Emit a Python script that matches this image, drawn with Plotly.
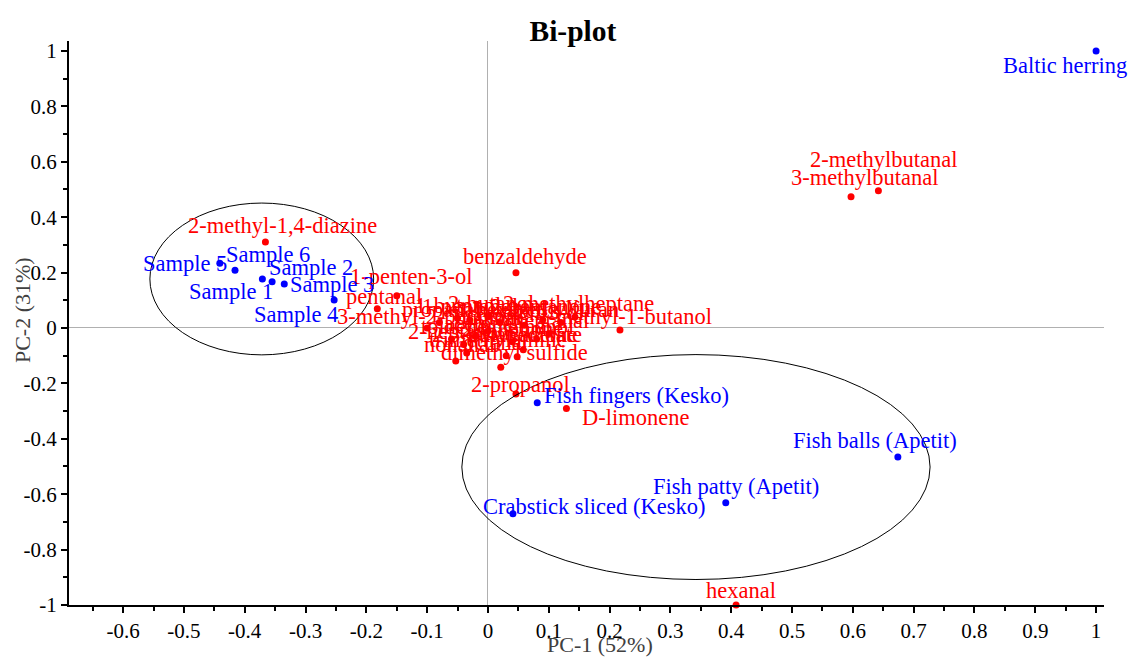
import plotly.graph_objects as go

# ---------------- data ----------------
# Samples (scores, blue)
sample_names = ["Baltic herring", "Sample 5", "Sample 6", "Sample 1", "Sample 2", "Sample 3",
                "Sample 4", "Fish fingers (Kesko)", "Fish balls (Apetit)", "Fish patty (Apetit)",
                "Crabstick sliced (Kesko)"]
sample_pc1 = [1.0, -0.441, -0.416, -0.371, -0.355, -0.335, -0.253, 0.081, 0.674, 0.391, 0.041]
sample_pc2 = [1.0, 0.234, 0.208, 0.177, 0.167, 0.159, 0.101, -0.270, -0.466, -0.631, -0.671]

# Compounds (loadings, red)
comp_names = ["2-methylbutanal", "3-methylbutanal", "2-methyl-1,4-diazine", "benzaldehyde",
              "1-penten-3-ol", "pentanal", "hexanal", "2-propanol", "D-limonene",
              "nonanal", "dimethyl sulfide", "2,3-butanedione", "trimethylamine", "ethyl acetate",
              "octanal", "3-methyl-2-butanone", "1-pentanol", "2-methylheptane", "2-methyl-1-butanol",
              "1-butanol", "2-butanol", "1-octen-3-ol", "heptanal", "acetone", "2-butanone",
              "ethanol", "toluene", "2-ethylfuran", "propanal", "butanal", "2-pentanone",
              "1-hexanol", "2-heptanone"]
comp_pc1 = [0.642, 0.597, -0.366, 0.046, -0.150, -0.182, 0.408, 0.046, 0.129,
            -0.053, 0.021, -0.035, 0.048, 0.058, 0.030, -0.100, -0.030, 0.143, 0.217,
            -0.050, 0.000, 0.060, 0.100, -0.020, 0.040, 0.080, -0.060, 0.120, -0.080,
            0.000, 0.090, 0.020, -0.040]
comp_pc2 = [0.495, 0.474, 0.310, 0.199, 0.116, 0.069, -1.000, -0.238, -0.291,
            -0.119, -0.142, -0.090, -0.104, -0.079, -0.100, 0.000, 0.030, 0.040, -0.007,
            0.035, 0.040, 0.010, -0.020, -0.030, -0.050, -0.040, -0.040, 0.020, 0.020,
            -0.010, 0.030, 0.020, -0.060]

x_ticks = [-0.6, -0.5, -0.4, -0.3, -0.2, -0.1, 0, 0.1, 0.2, 0.3, 0.4, 0.5, 0.6, 0.7, 0.8, 0.9, 1]
x_ticktext = ["-0.6", "-0.5", "-0.4", "-0.3", "-0.2", "-0.1", "0", "0.1", "0.2", "0.3", "0.4",
              "0.5", "0.6", "0.7", "0.8", "0.9", "1"]
y_ticks = [-1, -0.8, -0.6, -0.4, -0.2, 0, 0.2, 0.4, 0.6, 0.8, 1]
y_ticktext = ["-1", "-0.8", "-0.6", "-0.4", "-0.2", "0", "0.2", "0.4", "0.6", "0.8", "1"]

# ---------------- styling (label offsets in pixels) ----------------
sample_dx = [-31, -35, 33, -31, 39, 48, -38, 99, -23, 10, 81]
sample_dy = [-15, 0, 16, -13, 14, -1, -14, 7, 17, 16, 7]
comp_dx = [5, 13, 17, 9, 14, 7, 5, 5, 69,
           4, 14, 38, -20, 2, -11, 5, 0, 4, 5,
           0, 3, 4, 2, 3, 0, 4, 2, 3, 2, 0, 3, 2, 0]
comp_dy = [31, 19, 17, 16, 19, 12, 15, 9, -9,
           16, 15, 18, 17, 15, 13, 11, 13, 13, 13,
           13, 13, 13, 13, 13, 13, 13, 13, 13, 13, 13, 13, 13, 13]

FONT = "Liberation Serif"
BLUE = "#0000ff"
RED = "#ff0000"
LBL = 22.5

fig = go.Figure()

fig.add_trace(go.Scatter(x=comp_pc1, y=comp_pc2, mode="markers",
                         marker=dict(color=RED, size=7), cliponaxis=False,
                         hoverinfo="text", text=comp_names, showlegend=False))
fig.add_trace(go.Scatter(x=sample_pc1, y=sample_pc2, mode="markers",
                         marker=dict(color=BLUE, size=7), cliponaxis=False,
                         hoverinfo="text", text=sample_names, showlegend=False))

annotations = []
for n, x, y, dx, dy in zip(comp_names, comp_pc1, comp_pc2, comp_dx, comp_dy):
    annotations.append(dict(x=x, y=y, text=n, showarrow=False, xshift=dx, yshift=dy,
                            xanchor="center", yanchor="middle",
                            font=dict(family=FONT, size=LBL, color=RED)))
for n, x, y, dx, dy in zip(sample_names, sample_pc1, sample_pc2, sample_dx, sample_dy):
    annotations.append(dict(x=x, y=y, text=n, showarrow=False, xshift=dx, yshift=dy,
                            xanchor="center", yanchor="middle",
                            font=dict(family=FONT, size=LBL, color=BLUE)))

annotations.append(dict(text="PC-1 (52%)", xref="paper", yref="paper", x=0.513, y=-0.0709,
                        xanchor="center", yanchor="middle",
                        showarrow=False, font=dict(family=FONT, size=22, color="#404040")))
annotations.append(dict(text="PC-2 (31%)", xref="paper", yref="paper", x=-0.0454, y=0.523,
                        xanchor="center", yanchor="middle",
                        showarrow=False, textangle=-90,
                        font=dict(family=FONT, size=22, color="#404040")))

shapes = [
    dict(type="circle", xref="x", yref="y", x0=-0.372 - 0.184, x1=-0.372 + 0.184,
         y0=0.177 - 0.274, y1=0.177 + 0.274, line=dict(color="black", width=1)),
    dict(type="circle", xref="x", yref="y", x0=0.342 - 0.385, x1=0.342 + 0.385,
         y0=-0.502 - 0.406, y1=-0.502 + 0.406, line=dict(color="black", width=1)),
]

fig.update_layout(
    width=1130, height=658,
    margin=dict(l=69, r=26, t=41, b=53),
    plot_bgcolor="white", paper_bgcolor="white",
    font=dict(family=FONT, color="black"),
    title=dict(text="<b>Bi-plot</b>", x=0.507, xanchor="center", y=0.954, yanchor="middle",
               font=dict(family=FONT, size=29.5, color="black")),
    annotations=annotations,
    shapes=shapes,
    xaxis=dict(range=[-0.689, 1.013], showgrid=False, zeroline=True, zerolinecolor="#b0b0b0",
               zerolinewidth=1, showline=True, linecolor="black", linewidth=2,
               tickmode="array", tickvals=x_ticks, ticktext=x_ticktext,
               ticks="outside", ticklen=6, tickcolor="black", tickwidth=1.5,
               minor=dict(tickmode="linear", tick0=0.05, dtick=0.1, ticks="outside",
                          ticklen=4, tickcolor="black", tickwidth=1.5),
               tickfont=dict(family=FONT, size=21, color="black")),
    yaxis=dict(range=[-1, 1.036], showgrid=False, zeroline=True, zerolinecolor="#b0b0b0",
               zerolinewidth=1, showline=True, linecolor="black", linewidth=2,
               tickmode="array", tickvals=y_ticks, ticktext=y_ticktext,
               ticks="outside", ticklen=6, tickcolor="black", tickwidth=1.5,
               minor=dict(tickmode="linear", tick0=0.1, dtick=0.2, ticks="outside",
                          ticklen=4, tickcolor="black", tickwidth=1.5),
               tickfont=dict(family=FONT, size=21, color="black")),
)

fig.write_html("out.html")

What is asked:
Skip the pictures and restate exactly the lines from the beginning of the listing to the line with "-0.466, -0.631, -0.671]", that line included.

Written answer:
Emit a Python script that matches this image, drawn with Plotly.
import plotly.graph_objects as go

# ---------------- data ----------------
# Samples (scores, blue)
sample_names = ["Baltic herring", "Sample 5", "Sample 6", "Sample 1", "Sample 2", "Sample 3",
                "Sample 4", "Fish fingers (Kesko)", "Fish balls (Apetit)", "Fish patty (Apetit)",
                "Crabstick sliced (Kesko)"]
sample_pc1 = [1.0, -0.441, -0.416, -0.371, -0.355, -0.335, -0.253, 0.081, 0.674, 0.391, 0.041]
sample_pc2 = [1.0, 0.234, 0.208, 0.177, 0.167, 0.159, 0.101, -0.270, -0.466, -0.631, -0.671]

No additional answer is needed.